The factory is operated by Somaca, a venture which is majority owned by the Moroccan arm of French car maker Renault . Somaca produced 60,000 cars in 2012 under the Renault and Dacia brand names.
Now it is making a new version of the Sandero, a small, low-cost sedan from Dacia, the Romanian unit of Renault.
"All the process that you see comes from the Romanian plant. We have just copied it, and it works perfectly," Fabrice Delecroix, Somaca's managing director, told Reuters.
Somaca is part of an expanding web of car makers and parts suppliers in Morocco, a heavily agricultural country which hopes to use the auto sector to expand its industrial base.

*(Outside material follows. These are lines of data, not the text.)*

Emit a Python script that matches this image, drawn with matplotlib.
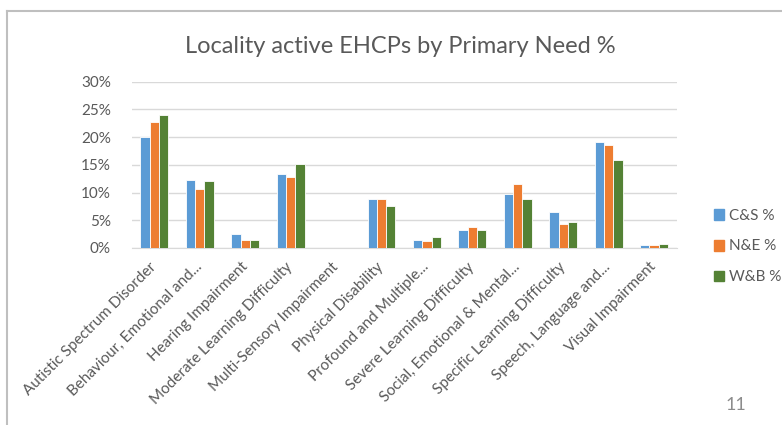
import matplotlib.pyplot as plt
import numpy as np
from matplotlib.ticker import PercentFormatter
from matplotlib.patches import Rectangle
from matplotlib.lines import Line2D

plt.rcParams['font.family'] = ['Lato', 'DejaVu Sans']

needs = ["Autistic Spectrum Disorder", "Behaviour, Emotional and...",
         "Hearing Impairment", "Moderate Learning Difficulty",
         "Multi-Sensory Impairment", "Physical Disability",
         "Profound and Multiple...", "Severe Learning Difficulty",
         "Social, Emotional & Mental...", "Specific Learning Difficulty",
         "Speech, Language and...", "Visual Impairment"]
series_names = ["C&S %", "N&E %", "W&B %"]
cs = [20.0, 12.2, 2.5, 13.3, 0.0, 8.8, 1.4, 3.2, 9.8, 6.5, 19.1, 0.5]
ne = [22.8, 10.7, 1.4, 12.8, 0.0, 8.8, 1.3, 3.7, 11.5, 4.4, 18.5, 0.5]
wb = [23.9, 12.1, 1.4, 15.2, 0.0, 7.6, 2.0, 3.3, 8.9, 4.6, 15.9, 0.8]
colors = ['#5B9BD5', '#ED7D31', '#548235']

fig = plt.figure(figsize=(7.82, 4.25), dpi=100)
ax = fig.add_axes([0.1684, 0.4165, 0.697, 0.3913])

x = np.arange(len(needs))
w = 0.205
for i, vals in enumerate([cs, ne, wb]):
    ax.bar(x + (i - 1) * w, np.array(vals) / 100, width=w, color=colors[i],
           edgecolor='white', linewidth=0.6, label=series_names[i], zorder=3)

ax.set_xlim(-0.5, len(needs) - 0.5)
ax.set_ylim(0, 0.30)
ax.set_yticks(np.arange(0, 0.31, 0.05))
ax.yaxis.set_major_formatter(PercentFormatter(1.0, decimals=0))
ax.grid(axis='y', color='#D9D9D9', linewidth=1, zorder=0)
for s in ['top', 'right', 'left']:
    ax.spines[s].set_visible(False)
ax.spines['bottom'].set_color('#D9D9D9')
ax.tick_params(axis='both', length=0, colors='#595959', labelsize=11)
ax.tick_params(axis='y', pad=15)
ax.set_xticks(x)
ax.set_xticklabels(needs, rotation=45, ha='right', va='center',
                   rotation_mode='anchor')
ax.tick_params(axis='x', pad=12)

fig.text(0.512, 0.891, "Locality active EHCPs by Primary Need %", ha='center',
         va='center', fontsize=17, color='#595959')

handles = [Rectangle((0, 0), 1, 1, color=c) for c in colors]
fig.legend(handles, series_names, loc='center left', bbox_to_anchor=(0.895, 0.42),
           frameon=False, fontsize=11, labelcolor='#595959', handlelength=0.7,
           handleheight=0.7, handletextpad=0.3, labelspacing=1.1)

fig.text(0.941, 0.047, "11", ha='center', va='center', fontsize=13, color='#8C8C8C')

# slide frame
fig.add_artist(Line2D([0.009, 0.009], [0, 0.974], transform=fig.transFigure,
                      color='#BFBFBF', linewidth=1.5))
fig.add_artist(Line2D([0.009, 1], [0.974, 0.974], transform=fig.transFigure,
                      color='#BFBFBF', linewidth=1.5))

fig.savefig('out.png', dpi=100)
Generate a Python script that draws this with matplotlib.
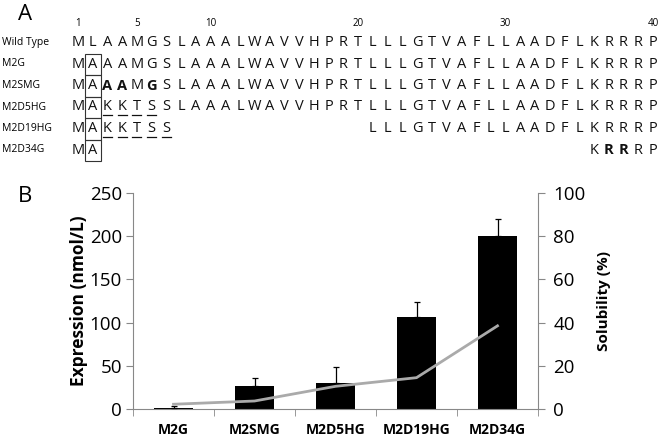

A strong auto industry, exporting cars to Europe, North Africa and further afield, could help to resolve one of the country's main economic weaknesses, its external deficits. Morocco posted a trade deficit of $5.3 billion in the first three months of 2013, and last year obtained a $6.2 billion precautionary credit line from the International Monetary Fund in case of further pressure on its foreign reserves.
The auto industry may also become important to Morocco's political stability by reducing unemployment, which is officially estimated near 10 percent and is believed to be much higher for young people.
Currently, agriculture - some of it in the form of rudimentary and subsistence farming, and highly vulnerable to the vagaries of rainfall - employs about 40 percent of the workforce of over 11 million people.
"Morocco has a chance to become a big player in the auto industry," said Najib Akesbi, an economist at the Hassan II Institute of Agronomy and Veterinary Science in Rabat, though he added that the country would need to develop a better qualified workforce.
Morocco at present has only two factories making fully assembled cars: the Somaca facility and a plant opened by Renault near the northern port city of Tangier in February last year. The country's total car production last year was about 120,000 cars, with roughly 90,000 of them exported, mainly to Europe and Arab nations.
Renault's Tangier car factory, the biggest in North Africa, required initial investment of 600 million euros ($785 million) and is expected to reach an annual production capacity of 400,000 vehicles in coming years.
"The capacity of the Tangier plant will double in 2013 and 95 percent of its production is to be exported," the head of Renault's Moroccan operations, Jacques Prost, told Reuters.
Many of the benefits to the wider Moroccan economy come in the form of parts orders from Renault to local companies; Prost said some 42 percent of the content of Renault's Moroccan cars came from local suppliers.
Renault claims a 37 percent market share within Morocco, selling 47,700 new cars in 2012 including 24,042 under the Dacia brand. Peugeot and Ford also have major presences in the market.
Morocco has several advantages in attracting auto sector investment. Workers' salaries are about a quarter of the French minimum wage; the average monthly pre-tax wage in Morocco is around $550.
Meanwhile, car exports from Morocco benefit from several free trade agreements signed by the government, mainly with the European Union and with Jordan, Egypt and Tunisia.